Introduction

Installation on Mac OS X follows the general steps outlined in Installing ODB on Linux/UNIX. This guide presents additional information for this platform and should be read first.

Prerequisites

The ODB compiler binary package requires Command Line Tools. Even if you are planning to use another C++ compiler (e.g., from XCode or Qt Creator), you still need to install this package in order to have system headers in /usr/include.

To install Command Line Tools, run:

xcode-select --install
  

Installing the ODB Compiler

It is highly recommended that you use the "official" binary package provided. There are Homebrew formulas around that you may use. If you choose to do so, it is even more highly recommended that you only use them for the ODB compiler, and not the runtimes (see below).
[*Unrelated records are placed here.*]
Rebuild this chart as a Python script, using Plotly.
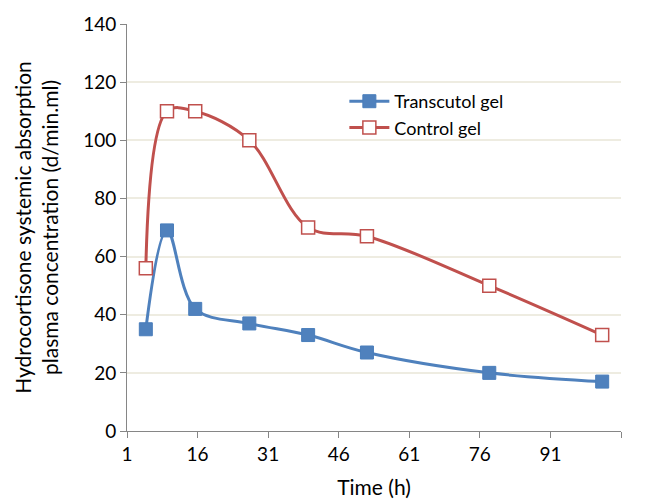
import plotly.graph_objects as go

time_h = [5, 9.5, 15.5, 27, 39.5, 52, 78, 102]
transcutol = [35, 69, 42, 37, 33, 27, 20, 17]
control = [56, 110, 110, 100, 70, 67, 50, 33]

x_tickvals = [1, 16, 31, 46, 61, 76, 91, 106]
x_ticktext = ["1", "16", "31", "46", "61", "76", "91", ""]
y_tickvals = [0, 20, 40, 60, 80, 100, 120, 140]

FONT = "Lato, 'Open Sans', sans-serif"

fig = go.Figure()
fig.add_trace(go.Scatter(
    x=time_h, y=transcutol, name="Transcutol gel", mode="lines+markers",
    line=dict(color="#4F81BD", width=3, shape="spline", smoothing=1),
    marker=dict(symbol="square", size=13, color="#4F81BD", line=dict(color="#4A7EBB", width=1)),
))
fig.add_trace(go.Scatter(
    x=time_h, y=control, name="Control gel", mode="lines+markers",
    line=dict(color="#C0504D", width=3, shape="spline", smoothing=1),
    marker=dict(symbol="square", size=13, color="white", line=dict(color="#C0504D", width=1.5)),
))

fig.update_layout(
    width=648, height=501,
    margin=dict(l=119, r=35, t=16, b=78, autoexpand=False),
    paper_bgcolor="white", plot_bgcolor="white",
    font=dict(family=FONT, size=19, color="black"),
    showlegend=True,
    legend=dict(x=0.44, y=0.855, xanchor="left", yanchor="top",
                bgcolor="rgba(0,0,0,0)", font=dict(size=18, family=FONT, color="black"),
                tracegroupgap=0, itemwidth=40),
)
fig.update_xaxes(
    range=[1, 106], tickmode="array", tickvals=x_tickvals, ticktext=x_ticktext,
    showgrid=False, zeroline=False, showline=True, linecolor="#868686", linewidth=1,
    ticks="outside", ticklen=6, tickcolor="#868686", automargin=False,
    title=dict(text="Time (h)", font=dict(size=21, family=FONT), standoff=16),
    tickfont=dict(size=19, family=FONT),
)
fig.update_yaxes(
    range=[0, 140], tickmode="array", tickvals=y_tickvals,
    showgrid=True, gridcolor="#EEECE1", gridwidth=1.5, zeroline=False,
    showline=True, linecolor="#868686", linewidth=1,
    ticks="outside", ticklen=6, tickcolor="#868686", automargin=False,
    title=dict(text="Hydrocortisone systemic absorption<br>plasma concentration (d/min.ml)",
               font=dict(size=21, family=FONT), standoff=18),
    tickfont=dict(size=19, family=FONT),
)

fig.write_html("out.html")
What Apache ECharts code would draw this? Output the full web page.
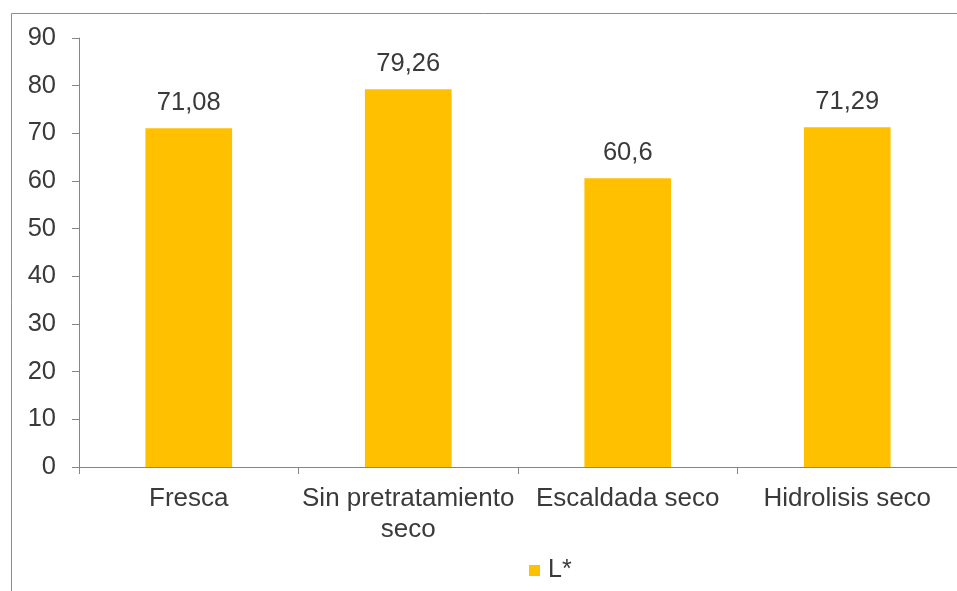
<!DOCTYPE html>
<html>
<head>
<meta charset="utf-8">
<style>
  html, body { margin: 0; padding: 0; background: #ffffff; }
  #chart { width: 957px; height: 591px; }
</style>
<script src="https://cdn.jsdelivr.net/npm/echarts@6/dist/echarts.min.js"></script>
</head>
<body>
<div id="chart"></div>
<script>
// Muestras y valor de luminosidad L*
const categories = ['Fresca', 'Sin pretratamiento\nseco', 'Escaldada seco', 'Hidrolisis seco'];
const valuesL = [71.08, 79.26, 60.6, 71.29];
const seriesName = 'L*';
const yTicks = { min: 0, max: 90, interval: 10 };

const FONT = '"Liberation Sans", Arial, sans-serif';
const TEXT = '#3a3a3a';
const AXIS = '#868686';

const chart = echarts.init(document.getElementById('chart'), null, { renderer: 'canvas' });

chart.setOption({
  animation: false,
  backgroundColor: '#ffffff',
  textStyle: { fontFamily: FONT },
  graphic: [{
    type: 'rect',
    shape: { x: 11.5, y: 13.5, width: 1000, height: 1000 },
    style: { fill: 'none', stroke: '#8c8c8c', lineWidth: 1 },
    silent: true
  }],
  grid: { left: 79, top: 38, width: 884, bottom: 124, containLabel: false },
  legend: {
    data: [seriesName],
    left: 524,
    top: 553,
    itemWidth: 11,
    itemHeight: 11,
    icon: 'rect',
    textStyle: { fontFamily: FONT, fontSize: 25, color: TEXT, padding: [0, 0, 0, 3] }
  },
  xAxis: {
    type: 'category',
    data: categories,
    axisLine: { show: true, lineStyle: { color: AXIS, width: 1 } },
    axisTick: { show: true, alignWithLabel: false, length: 7, lineStyle: { color: AXIS } },
    axisLabel: { fontFamily: FONT, fontSize: 26, color: TEXT, margin: 16, lineHeight: 31, interval: 0 },
    splitLine: { show: false }
  },
  yAxis: {
    type: 'value',
    min: yTicks.min,
    max: yTicks.max,
    interval: yTicks.interval,
    axisLine: { show: true, lineStyle: { color: AXIS, width: 1 } },
    axisTick: { show: true, inside: false, length: 7, lineStyle: { color: AXIS } },
    axisLabel: { fontFamily: FONT, fontSize: 25.5, color: TEXT, margin: 23 },
    splitLine: { show: false }
  },
  series: [{
    name: seriesName,
    type: 'bar',
    data: valuesL,
    barWidth: '39.5%',
    itemStyle: { color: '#FFC000' },
    label: {
      show: true,
      position: 'top',
      distance: 12,
      fontFamily: FONT,
      fontSize: 25.5,
      color: TEXT,
      formatter: p => String(p.value).replace('.', ',')
    }
  }]
});
</script>
</body>
</html>
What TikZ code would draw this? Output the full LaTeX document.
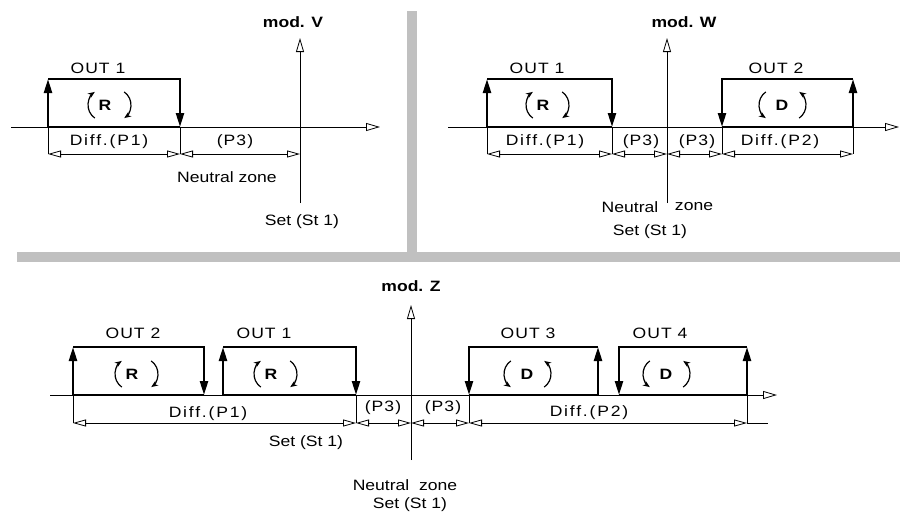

Installing the Runtime Libraries

Mac OS X now includes two versions of the standard C++ library: GCC's libstdc++ and Clang's libc++. It is extremely important that you use the same one for ODB runtimes and your application. If you do not and you are lucky, then you will get link-time unresolved symbol errors. If you are unlucky, then you will get runtime crashes and only in certain situations (e.g., when your application throws an exception).

As a general rule, it is recommended that you use exactly the same compiler and exactly the same options to build the ODB runtimes as you build your application. Before integrating ODB into your project, build it and notice the command line used to compile your C++ source code (if you use an IDE, you might have to dig around for build logs). Use the same C++ compiler path/name to build the ODB runtimes. The options that you need to pay special attention to are --std (C++ standard), -m32/-m64 (architecture), and --stdlib (C++ standard library). Make sure that if any of them are specified when building your application that they are also specified when configuring the ODB runtimes.

Because of the possibility of the runtime mismatches, it is always a good idea to run otool -L on your application's executable. If you see both libstdc++ and libc++, then you have a problem. To find the culprit, run otool -L on each of the libraries that your application links.